Introduction
When a credit card bill becomes too large to pay at once, converting it into EMI can make repayment easier. EMI breaks the amount into smaller monthly payments, reducing pressure on your budget. This option is useful during emergencies, large purchases or months with high expenses. But while EMI offers convenience, it also brings certain conditions that you should understand clearly before choosing it. This guide explains the pros and cons of converting your credit card bill into EMI so you can make an informed decision.
Pros of Converting Your Credit Card Bill into EMI
EMI conversion can offer relief when your bill amount feels overwhelming. These advantages show why many card users choose this option.
Easier monthly budgeting
Instead of paying a large amount at once, you pay a small, fixed amount every month. This helps you manage your monthly expenses comfortably without affecting other financial commitments.
Lower financial stress
A high credit card bill can create immediate pressure. EMI reduces that stress by spreading the repayment over several months. This gives you more time to arrange funds without disrupting your routine.
Fixed monthly instalments
EMI provides predictability. You know exactly how much you need to pay each month, which makes planning easier. Fixed instalments also help you maintain discipline in repayments.
Useful for large purchases
If you bought an expensive appliance, booked travel or made an emergency payment, EMI helps you manage the cost at a manageable pace. Instead of paying one big amount, you spread the expense across the year.
Protects your credit score
When you convert your bill to EMI, you avoid missing the due date.
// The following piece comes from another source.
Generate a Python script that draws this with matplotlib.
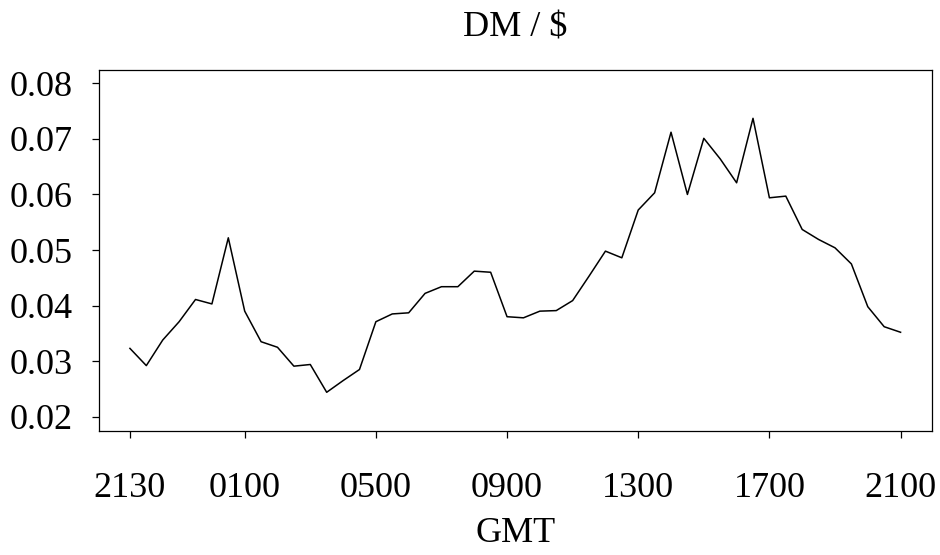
import matplotlib
matplotlib.use("Agg")
import matplotlib.pyplot as plt

plt.rcParams['font.family'] = ['Liberation Serif', 'DejaVu Serif']

# half-hourly DM/$ series, 2130 GMT through 2100 GMT next day
half_hours = list(range(48))
dm_usd = [0.0323, 0.0292, 0.0338, 0.0371, 0.0411, 0.0403, 0.0522, 0.0390,
          0.0335, 0.0325, 0.0291, 0.0294, 0.0244, 0.0265, 0.0285, 0.0371,
          0.0385, 0.0387, 0.0422, 0.0434, 0.0434, 0.0462, 0.0460, 0.0380,
          0.0378, 0.0390, 0.0391, 0.0409, 0.0453, 0.0498, 0.0486, 0.0572,
          0.0603, 0.0712, 0.0600, 0.0701, 0.0664, 0.0621, 0.0737, 0.0594,
          0.0597, 0.0537, 0.0519, 0.0504, 0.0475, 0.0398, 0.0362, 0.0352]

tick_pos = [0, 7, 15, 23, 31, 39, 47]
tick_labels = ['2130', '0100', '0500', '0900', '1300', '1700', '2100']
y_ticks = [0.02, 0.03, 0.04, 0.05, 0.06, 0.07, 0.08]

fig = plt.figure(figsize=(9.4, 5.55), dpi=100)
ax = fig.add_axes([0.1056, 0.2243, 0.8856, 0.6496])

ax.plot(half_hours, dm_usd, color='black', lw=1.1)

ax.set_xlim(-1.87, 48.9)
ax.set_ylim(0.01752, 0.0824)
ax.set_xticks(tick_pos)
ax.set_xticklabels(tick_labels)
ax.set_yticks(y_ticks)
ax.set_yticklabels([f'{v:.2f}' for v in y_ticks])

ax.tick_params(axis='both', direction='out', length=5, width=0.9,
               labelsize=26, color='black')
ax.tick_params(axis='x', pad=25)
ax.tick_params(axis='y', pad=14)
for s in ax.spines.values():
    s.set_linewidth(0.9)

ax.set_title('DM / $', fontsize=26, pad=24)
ax.set_xlabel('GMT', fontsize=26, labelpad=8.5)

fig.savefig('out.png', dpi=100)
Timely EMI payments protect your credit score and help you maintain a positive repayment history.
Immediate approval process
Most credit card platforms allow quick EMI conversion through mobile apps or customer support. The process is simple and does not require extra documents.
Cons of Converting Your Credit Card Bill into EMI
While EMI is helpful, it is important to understand the limitations before committing to a long-term repayment plan.
Interest cost
EMI conversions usually involve interest. Even though the monthly EMI is smaller, you may end up paying more than the actual bill amount. For longer tenures, the total interest can be significantly higher.
Processing fees
Some EMI plans may include processing charges. These fees add to your total cost, so you should factor them in while comparing options.
Locking in your credit limit
When you convert your bill to EMI, the converted amount may get blocked from your available credit limit. This reduces the limit you can use for new transactions until the EMI is fully paid.
Longer financial commitment
EMI ties you to a fixed repayment cycle for several months. If your income reduces or new expenses arise, the monthly instalment may start feeling burdensome.
Cannot pay the full amount early without conditions
Some EMI plans do not allow early closure without extra charges. If you want flexibility or expect your income to increase soon, this restriction may feel limiting.
May encourage overspending
The ease of converting bills to EMI can sometimes lead to impulse purchases. If you are not careful, you may end up converting too many expenses into EMIs, creating long-term financial pressure.
When Should You Choose EMI?
EMI works best in situations where:
- You face a large unavoidable expense
- You are confident about repaying instalments on time
- You want predictable monthly payments
- You need temporary relief from a high bill
It may not be ideal if you can clear the bill in full soon or if the interest rate makes the plan expensive.
Conclusion
Converting your credit card bill into EMI can be helpful when you need breathing space in your budget. It offers predictable payments, lower stress and better financial control. However, it also includes interest, fees and long-term commitments that you must consider. By weighing the pros and cons carefully, you can decide whether EMI is the right choice for your financial situation and manage your credit card more responsibly.